-- BEGIN --
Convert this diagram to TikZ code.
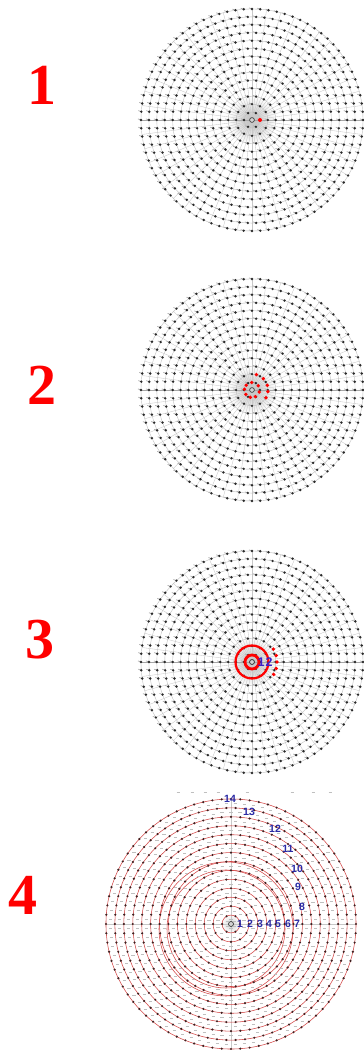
\documentclass[tikz,border=0pt]{standalone}
\usepackage{fontspec}
\setmainfont{Liberation Serif}
\newfontfamily\labfont{Liberation Sans}
\usetikzlibrary{calc}
\definecolor{numred}{HTML}{FF0000}
\definecolor{ringred}{HTML}{D44848}
\definecolor{labblue}{HTML}{2B2BA6}
\definecolor{hitblue}{HTML}{3A20C8}
\definecolor{meshgray}{HTML}{BEBEBE}
\definecolor{nodegray}{HTML}{2A2A2A}
\definecolor{ringnodecol}{HTML}{402020}
% polar mesh of 14 rings, 6k nodes on ring k
\newcommand{\meshdisc}[2]{%
  \begin{scope}[shift={(#1)}]
    \shade[inner color=gray!50,outer color=white] (0,0) circle[radius=24];
    \foreach \a in {0,7.5,...,352.5} \draw[spoke] (0,0) -- (\a:14*#2);
    \draw[spoke,draw=gray!70] (-14*#2,0) -- (14*#2,0);
    \foreach \k in {1,...,14} \draw[ring] (0,0) circle[radius=\k*#2];
    \foreach \k in {1,...,14}{
      \pgfmathsetmacro{\da}{60/\k}
      \pgfmathtruncatemacro{\n}{6*\k}
      \foreach \i in {1,...,\n}{
        \draw[tail] (\da*\i:\k*#2) -- ++(160:3.2);
        \fill[meshnode] (\da*\i:\k*#2) circle[radius=1.35];
      }
    }
    \draw[nodegray,fill=gray!35,line width=0.6pt] (0,0) circle[radius=2.4];
  \end{scope}}

\begin{document}
\begin{tikzpicture}[x=1pt,y=1pt,
  bignum/.style={text=numred,font=\fontsize{58}{58}\selectfont\bfseries,inner sep=0pt},
  ringlab/.style={text=labblue,font=\labfont\fontsize{10.5}{10.5}\selectfont\bfseries,inner sep=0pt},
  hitlab/.style={text=hitblue,font=\labfont\fontsize{12.5}{12.5}\selectfont\bfseries,inner sep=0pt},
  spoke/.style={draw=meshgray!85,line width=0.35pt},
  ring/.style={draw=meshgray,line width=0.4pt},
  tail/.style={draw=gray!65,line width=0.7pt},
  meshnode/.style={fill=nodegray},
  hitdot/.style={fill=red},
  hitring/.style={draw=red},
  redring/.style={draw=ringred,line width=0.55pt},
  gridtick/.style={draw=gray!50,line width=0.6pt},
  ringnode/.style={fill=ringnodecol}]
\useasboundingbox (0,0) rectangle (364,1050);
\fill[white] (0,0) rectangle (364,1050);

\coordinate (c1) at (252,930);
\coordinate (c2) at (252,660);
\coordinate (c3) at (252,388);
\coordinate (c4) at (231,126);

% step numbers
\node[bignum] (num1) at (42,965) {1};
\node[bignum] (num2) at (42,665) {2};
\node[bignum] (num3) at (40,410) {3};
\node[bignum] (num4) at (23,155) {4};

% panel 1
\meshdisc{c1}{7.93}
\fill[hitdot] ($(c1)+(8,0)$) circle[radius=2];

% panel 2
\meshdisc{c2}{7.93}
\foreach \a in {140,92,34,-16,-63,-103,-144,174}
  \fill[hitdot] ($(c2)+(\a:7.5)$) circle[radius=1.9];
\foreach \a in {74,45,17,-6,-29}
  \fill[hitdot] ($(c2)+(\a:16)$) circle[radius=1.9];

% panel 3
\meshdisc{c3}{7.93}
\draw[hitring,line width=2.8pt] (c3) circle[radius=7];
\draw[hitring,line width=2.2pt] (c3) circle[radius=16.5];
\draw[nodegray,fill=gray!35,line width=0.6pt] (c3) circle[radius=2.4];
\foreach \a in {31,15,0,-15,-30}
  \fill[hitdot] ($(c3)+(\a:25)$) circle[radius=1.9];
\node[hitlab] (p3l1) at ($(c3)+(9,0)$) {1};
\node[hitlab] (p3l2) at ($(c3)+(17,0)$) {2};

% panel 4
\foreach \x in {178,192,205,218,247,292,313,330}
  \draw[gridtick] (\x-1.5,258) -- (\x+1.5,258);
\begin{scope}[shift={(c4)}]
  \shade[inner color=gray!35,outer color=white] (0,0) circle[radius=10];
  \draw[spoke] (-125,0) -- (125,0) (0,-125) -- (0,125);
  \foreach \k in {1,...,14} \draw[redring] (0,0) circle[radius=\k*8.93];
  \draw[redring] (-5,-5) circle[radius=59] (-5,-5) circle[radius=67];
  \foreach \k in {1,...,14}{
    \pgfmathsetmacro{\da}{60/\k}
    \pgfmathtruncatemacro{\n}{6*\k}
    \foreach \i in {1,...,\n}{
      \draw[gridtick] (\da*\i+\da/2:\k*8.93-4.5) ++(-1.6,0) -- ++(3.2,0);
      \fill[ringnode] (\da*\i:\k*8.93) circle[radius=1.2];
    }
  }
  \draw[nodegray,fill=gray!35,line width=0.6pt] (0,0) circle[radius=2.5];
\end{scope}
\foreach \t/\x/\y in {1/240/126,2/250/126,3/260/126,4/269/126,5/278/126,6/288/126,7/297/126,
  8/302/143,9/298/163,10/297/181,11/288/201,12/275/221,13/249/238,14/230/251}
  \node[ringlab] (lab\t) at (\x,\y) {\t};
\end{tikzpicture}
\end{document}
-- END --
Images should not appear in the copy; retype the listing above exactly.

Convert this diagram to TikZ code.
\documentclass[tikz,border=0pt]{standalone}
\usepackage{fontspec}
\setmainfont{Liberation Serif}
\newfontfamily\labfont{Liberation Sans}
\usetikzlibrary{calc}
\definecolor{numred}{HTML}{FF0000}
\definecolor{ringred}{HTML}{D44848}
\definecolor{labblue}{HTML}{2B2BA6}
\definecolor{hitblue}{HTML}{3A20C8}
\definecolor{meshgray}{HTML}{BEBEBE}
\definecolor{nodegray}{HTML}{2A2A2A}
\definecolor{ringnodecol}{HTML}{402020}
% polar mesh of 14 rings, 6k nodes on ring k
\newcommand{\meshdisc}[2]{%
  \begin{scope}[shift={(#1)}]
    \shade[inner color=gray!50,outer color=white] (0,0) circle[radius=24];
    \foreach \a in {0,7.5,...,352.5} \draw[spoke] (0,0) -- (\a:14*#2);
    \draw[spoke,draw=gray!70] (-14*#2,0) -- (14*#2,0);
    \foreach \k in {1,...,14} \draw[ring] (0,0) circle[radius=\k*#2];
    \foreach \k in {1,...,14}{
      \pgfmathsetmacro{\da}{60/\k}
      \pgfmathtruncatemacro{\n}{6*\k}
      \foreach \i in {1,...,\n}{
        \draw[tail] (\da*\i:\k*#2) -- ++(160:3.2);
        \fill[meshnode] (\da*\i:\k*#2) circle[radius=1.35];
      }
    }
    \draw[nodegray,fill=gray!35,line width=0.6pt] (0,0) circle[radius=2.4];
  \end{scope}}

\begin{document}
\begin{tikzpicture}[x=1pt,y=1pt,
  bignum/.style={text=numred,font=\fontsize{58}{58}\selectfont\bfseries,inner sep=0pt},
  ringlab/.style={text=labblue,font=\labfont\fontsize{10.5}{10.5}\selectfont\bfseries,inner sep=0pt},
  hitlab/.style={text=hitblue,font=\labfont\fontsize{12.5}{12.5}\selectfont\bfseries,inner sep=0pt},
  spoke/.style={draw=meshgray!85,line width=0.35pt},
  ring/.style={draw=meshgray,line width=0.4pt},
  tail/.style={draw=gray!65,line width=0.7pt},
  meshnode/.style={fill=nodegray},
  hitdot/.style={fill=red},
  hitring/.style={draw=red},
  redring/.style={draw=ringred,line width=0.55pt},
  gridtick/.style={draw=gray!50,line width=0.6pt},
  ringnode/.style={fill=ringnodecol}]
\useasboundingbox (0,0) rectangle (364,1050);
\fill[white] (0,0) rectangle (364,1050);

\coordinate (c1) at (252,930);
\coordinate (c2) at (252,660);
\coordinate (c3) at (252,388);
\coordinate (c4) at (231,126);

% step numbers
\node[bignum] (num1) at (42,965) {1};
\node[bignum] (num2) at (42,665) {2};
\node[bignum] (num3) at (40,410) {3};
\node[bignum] (num4) at (23,155) {4};

% panel 1
\meshdisc{c1}{7.93}
\fill[hitdot] ($(c1)+(8,0)$) circle[radius=2];

% panel 2
\meshdisc{c2}{7.93}
\foreach \a in {140,92,34,-16,-63,-103,-144,174}
  \fill[hitdot] ($(c2)+(\a:7.5)$) circle[radius=1.9];
\foreach \a in {74,45,17,-6,-29}
  \fill[hitdot] ($(c2)+(\a:16)$) circle[radius=1.9];

% panel 3
\meshdisc{c3}{7.93}
\draw[hitring,line width=2.8pt] (c3) circle[radius=7];
\draw[hitring,line width=2.2pt] (c3) circle[radius=16.5];
\draw[nodegray,fill=gray!35,line width=0.6pt] (c3) circle[radius=2.4];
\foreach \a in {31,15,0,-15,-30}
  \fill[hitdot] ($(c3)+(\a:25)$) circle[radius=1.9];
\node[hitlab] (p3l1) at ($(c3)+(9,0)$) {1};
\node[hitlab] (p3l2) at ($(c3)+(17,0)$) {2};

% panel 4
\foreach \x in {178,192,205,218,247,292,313,330}
  \draw[gridtick] (\x-1.5,258) -- (\x+1.5,258);
\begin{scope}[shift={(c4)}]
  \shade[inner color=gray!35,outer color=white] (0,0) circle[radius=10];
  \draw[spoke] (-125,0) -- (125,0) (0,-125) -- (0,125);
  \foreach \k in {1,...,14} \draw[redring] (0,0) circle[radius=\k*8.93];
  \draw[redring] (-5,-5) circle[radius=59] (-5,-5) circle[radius=67];
  \foreach \k in {1,...,14}{
    \pgfmathsetmacro{\da}{60/\k}
    \pgfmathtruncatemacro{\n}{6*\k}
    \foreach \i in {1,...,\n}{
      \draw[gridtick] (\da*\i+\da/2:\k*8.93-4.5) ++(-1.6,0) -- ++(3.2,0);
      \fill[ringnode] (\da*\i:\k*8.93) circle[radius=1.2];
    }
  }
  \draw[nodegray,fill=gray!35,line width=0.6pt] (0,0) circle[radius=2.5];
\end{scope}
\foreach \t/\x/\y in {1/240/126,2/250/126,3/260/126,4/269/126,5/278/126,6/288/126,7/297/126,
  8/302/143,9/298/163,10/297/181,11/288/201,12/275/221,13/249/238,14/230/251}
  \node[ringlab] (lab\t) at (\x,\y) {\t};
\end{tikzpicture}
\end{document}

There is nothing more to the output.